What is required: Pictures stay out; everything else in the records below is copied exactly.
== Information supplied ==
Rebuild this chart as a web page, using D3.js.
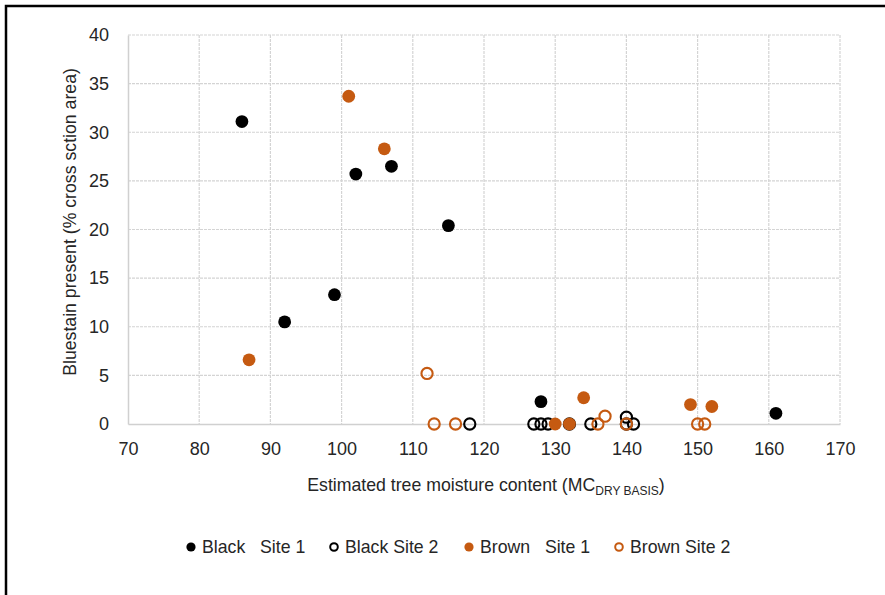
<!DOCTYPE html>
<html>
<head>
<meta charset="utf-8">
<script src="https://cdn.jsdelivr.net/npm/d3@7/dist/d3.min.js"></script>
<style>
  html, body { margin: 0; padding: 0; background: #fff; }
  svg text { font-family: "Liberation Sans", Arial, sans-serif; fill: #262626; }
</style>
</head>
<body>
<svg id="chart" width="885" height="595"></svg>
<script>
// Moisture content (x) and bluestain coverage (y) for each series
const blackSite1X = [86, 92, 99, 102, 107, 115, 128, 161];
const blackSite1Y = [31.1, 10.5, 13.3, 25.7, 26.5, 20.4, 2.3, 1.1];
const blackSite2X = [118, 127, 128, 129, 132, 135, 140, 140, 141];
const blackSite2Y = [0, 0, 0, 0, 0, 0, 0.7, 0, 0];
const brownSite1X = [87, 101, 106, 130, 132, 134, 149, 152];
const brownSite1Y = [6.6, 33.7, 28.3, 0, 0, 2.7, 2.0, 1.8];
const brownSite2X = [112, 113, 116, 136, 137, 140, 150, 151];
const brownSite2Y = [5.2, 0, 0, 0, 0.8, 0, 0, 0];

const xTicks = [70, 80, 90, 100, 110, 120, 130, 140, 150, 160, 170];
const yTicks = [0, 5, 10, 15, 20, 25, 30, 35, 40];

const seriesNames = ["Black   Site 1", "Black Site 2", "Brown   Site 1", "Brown Site 2"];
const BLACK = "#000000", BROWN = "#C55A11";

const series = [
  { name: seriesNames[0], xs: blackSite1X, ys: blackSite1Y, color: BLACK, filled: true },
  { name: seriesNames[1], xs: blackSite2X, ys: blackSite2Y, color: BLACK, filled: false },
  { name: seriesNames[2], xs: brownSite1X, ys: brownSite1Y, color: BROWN, filled: true },
  { name: seriesNames[3], xs: brownSite2X, ys: brownSite2Y, color: BROWN, filled: false }
];

const svg = d3.select("#chart");

// outer chart frame (only top and left edges fall inside the canvas)
svg.append("rect")
  .attr("x", 6).attr("y", 6).attr("width", 1000).attr("height", 1000)
  .attr("fill", "none").attr("stroke", "#000").attr("stroke-width", 2.5);

const plot = { left: 128, right: 840, top: 35, bottom: 424 };
const x = d3.scaleLinear().domain([70, 170]).range([plot.left, plot.right]);
const y = d3.scaleLinear().domain([0, 40]).range([plot.bottom, plot.top]);

// gridlines
const grid = svg.append("g");
grid.selectAll("line.v").data(xTicks.slice(1)).join("line")
  .attr("x1", d => x(d)).attr("x2", d => x(d))
  .attr("y1", plot.top).attr("y2", plot.bottom)
  .attr("stroke", "#d4d4d4").attr("stroke-width", 1.2).attr("stroke-dasharray", "3,1");
grid.selectAll("line.h").data(yTicks.slice(1)).join("line")
  .attr("x1", plot.left).attr("x2", plot.right)
  .attr("y1", d => y(d)).attr("y2", d => y(d))
  .attr("stroke", "#d4d4d4").attr("stroke-width", 1.2).attr("stroke-dasharray", "3,1");

// axes
const xAxis = svg.append("g").attr("transform", `translate(0,${plot.bottom})`)
  .call(d3.axisBottom(x).tickValues(xTicks).tickSize(0).tickPadding(18));
const yAxis = svg.append("g").attr("transform", `translate(${plot.left},0)`)
  .call(d3.axisLeft(y).tickValues(yTicks).tickSize(0).tickPadding(19));
[xAxis, yAxis].forEach(a => {
  a.select(".domain").attr("stroke", "#d0d0d0").attr("stroke-width", 1.5);
  a.selectAll("text").attr("font-size", 18).attr("fill", "#262626")
    .attr("font-family", "'Liberation Sans', Arial, sans-serif");
});

// points
series.forEach(s => {
  const pts = s.xs.map((v, i) => [v, s.ys[i]]);
  svg.append("g").selectAll("circle").data(pts).join("circle")
    .attr("cx", d => x(d[0])).attr("cy", d => y(d[1]))
    .attr("r", s.filled ? 6.4 : 5.6)
    .attr("fill", s.filled ? s.color : "none")
    .attr("stroke", s.filled ? "none" : s.color)
    .attr("stroke-width", 2.1);
});

// axis titles
const xTitle = svg.append("text")
  .attr("x", (plot.left + plot.right) / 2 + 2).attr("y", 491)
  .attr("text-anchor", "middle").attr("font-size", 17.7);
xTitle.append("tspan").text("Estimated tree moisture content (MC");
xTitle.append("tspan").attr("font-size", 12).attr("dy", 4).text("DRY BASIS");
xTitle.append("tspan").attr("dy", -4).text(")");

svg.append("text")
  .attr("transform", `translate(76,222) rotate(-90)`)
  .attr("text-anchor", "middle").attr("font-size", 17.7)
  .text("Bluestain present (% cross sction area)");

// legend
const legendX = [191, 334, 469, 619];
const legend = svg.append("g");
series.forEach((s, i) => {
  const g = legend.append("g").attr("transform", `translate(${legendX[i]},547)`);
  g.append("circle").attr("r", s.filled ? 4.6 : 3.8)
    .attr("fill", s.filled ? s.color : "none")
    .attr("stroke", s.filled ? "none" : s.color).attr("stroke-width", 2);
  g.append("text").attr("x", 11).attr("y", 6).attr("font-size", 17.7)
    .style("white-space", "pre").attr("xml:space", "preserve").text(s.name);
});
</script>
</body>
</html>
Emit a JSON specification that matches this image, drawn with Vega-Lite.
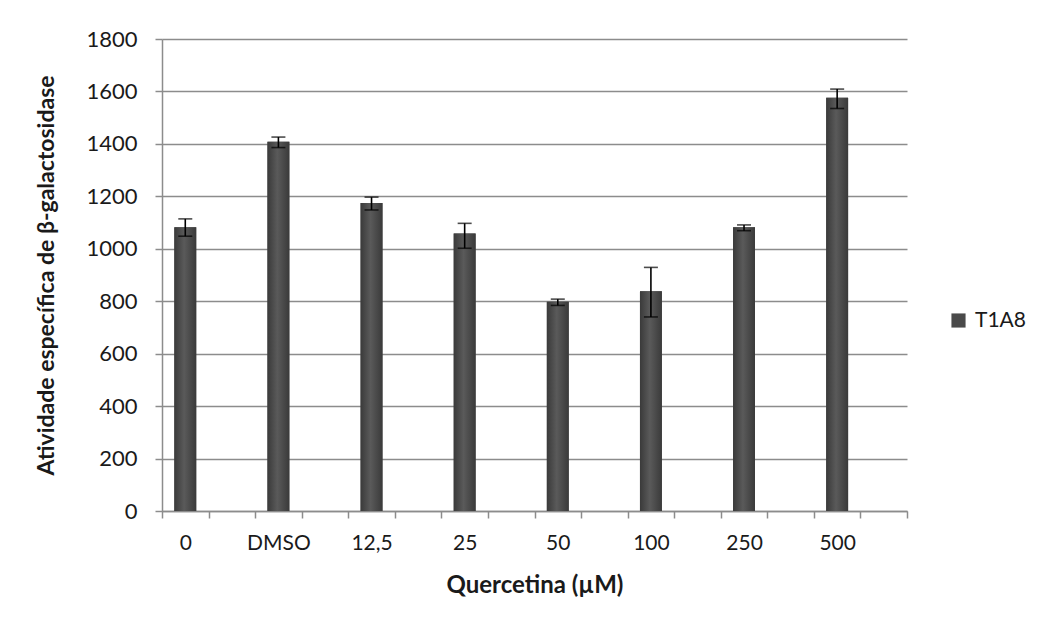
===
Task solution:
Rebuild this chart as a web page, using D3.js.
<!DOCTYPE html>
<html>
<head>
<meta charset="utf-8">
<script src="https://cdn.jsdelivr.net/npm/d3@7/dist/d3.min.js"></script>
<style>
  html, body { margin: 0; padding: 0; background: #fff; }
  svg text { font-family: "Liberation Sans", Arial, sans-serif; fill: #262626; }
</style>
</head>
<body>
<svg id="chart" width="885" height="595"></svg>
<script>
// Moisture content (x) and bluestain coverage (y) for each series
const blackSite1X = [86, 92, 99, 102, 107, 115, 128, 161];
const blackSite1Y = [31.1, 10.5, 13.3, 25.7, 26.5, 20.4, 2.3, 1.1];
const blackSite2X = [118, 127, 128, 129, 132, 135, 140, 140, 141];
const blackSite2Y = [0, 0, 0, 0, 0, 0, 0.7, 0, 0];
const brownSite1X = [87, 101, 106, 130, 132, 134, 149, 152];
const brownSite1Y = [6.6, 33.7, 28.3, 0, 0, 2.7, 2.0, 1.8];
const brownSite2X = [112, 113, 116, 136, 137, 140, 150, 151];
const brownSite2Y = [5.2, 0, 0, 0, 0.8, 0, 0, 0];

const xTicks = [70, 80, 90, 100, 110, 120, 130, 140, 150, 160, 170];
const yTicks = [0, 5, 10, 15, 20, 25, 30, 35, 40];

const seriesNames = ["Black   Site 1", "Black Site 2", "Brown   Site 1", "Brown Site 2"];
const BLACK = "#000000", BROWN = "#C55A11";

const series = [
  { name: seriesNames[0], xs: blackSite1X, ys: blackSite1Y, color: BLACK, filled: true },
  { name: seriesNames[1], xs: blackSite2X, ys: blackSite2Y, color: BLACK, filled: false },
  { name: seriesNames[2], xs: brownSite1X, ys: brownSite1Y, color: BROWN, filled: true },
  { name: seriesNames[3], xs: brownSite2X, ys: brownSite2Y, color: BROWN, filled: false }
];

const svg = d3.select("#chart");

// outer chart frame (only top and left edges fall inside the canvas)
svg.append("rect")
  .attr("x", 6).attr("y", 6).attr("width", 1000).attr("height", 1000)
  .attr("fill", "none").attr("stroke", "#000").attr("stroke-width", 2.5);

const plot = { left: 128, right: 840, top: 35, bottom: 424 };
const x = d3.scaleLinear().domain([70, 170]).range([plot.left, plot.right]);
const y = d3.scaleLinear().domain([0, 40]).range([plot.bottom, plot.top]);

// gridlines
const grid = svg.append("g");
grid.selectAll("line.v").data(xTicks.slice(1)).join("line")
  .attr("x1", d => x(d)).attr("x2", d => x(d))
  .attr("y1", plot.top).attr("y2", plot.bottom)
  .attr("stroke", "#d4d4d4").attr("stroke-width", 1.2).attr("stroke-dasharray", "3,1");
grid.selectAll("line.h").data(yTicks.slice(1)).join("line")
  .attr("x1", plot.left).attr("x2", plot.right)
  .attr("y1", d => y(d)).attr("y2", d => y(d))
  .attr("stroke", "#d4d4d4").attr("stroke-width", 1.2).attr("stroke-dasharray", "3,1");

// axes
const xAxis = svg.append("g").attr("transform", `translate(0,${plot.bottom})`)
  .call(d3.axisBottom(x).tickValues(xTicks).tickSize(0).tickPadding(18));
const yAxis = svg.append("g").attr("transform", `translate(${plot.left},0)`)
  .call(d3.axisLeft(y).tickValues(yTicks).tickSize(0).tickPadding(19));
[xAxis, yAxis].forEach(a => {
  a.select(".domain").attr("stroke", "#d0d0d0").attr("stroke-width", 1.5);
  a.selectAll("text").attr("font-size", 18).attr("fill", "#262626")
    .attr("font-family", "'Liberation Sans', Arial, sans-serif");
});

// points
series.forEach(s => {
  const pts = s.xs.map((v, i) => [v, s.ys[i]]);
  svg.append("g").selectAll("circle").data(pts).join("circle")
    .attr("cx", d => x(d[0])).attr("cy", d => y(d[1]))
    .attr("r", s.filled ? 6.4 : 5.6)
    .attr("fill", s.filled ? s.color : "none")
    .attr("stroke", s.filled ? "none" : s.color)
    .attr("stroke-width", 2.1);
});

// axis titles
const xTitle = svg.append("text")
  .attr("x", (plot.left + plot.right) / 2 + 2).attr("y", 491)
  .attr("text-anchor", "middle").attr("font-size", 17.7);
xTitle.append("tspan").text("Estimated tree moisture content (MC");
xTitle.append("tspan").attr("font-size", 12).attr("dy", 4).text("DRY BASIS");
xTitle.append("tspan").attr("dy", -4).text(")");

svg.append("text")
  .attr("transform", `translate(76,222) rotate(-90)`)
  .attr("text-anchor", "middle").attr("font-size", 17.7)
  .text("Bluestain present (% cross sction area)");

// legend
const legendX = [191, 334, 469, 619];
const legend = svg.append("g");
series.forEach((s, i) => {
  const g = legend.append("g").attr("transform", `translate(${legendX[i]},547)`);
  g.append("circle").attr("r", s.filled ? 4.6 : 3.8)
    .attr("fill", s.filled ? s.color : "none")
    .attr("stroke", s.filled ? "none" : s.color).attr("stroke-width", 2);
  g.append("text").attr("x", 11).attr("y", 6).attr("font-size", 17.7)
    .style("white-space", "pre").attr("xml:space", "preserve").text(s.name);
});
</script>
</body>
</html>
Emit a JSON specification that matches this image, drawn with Vega-Lite.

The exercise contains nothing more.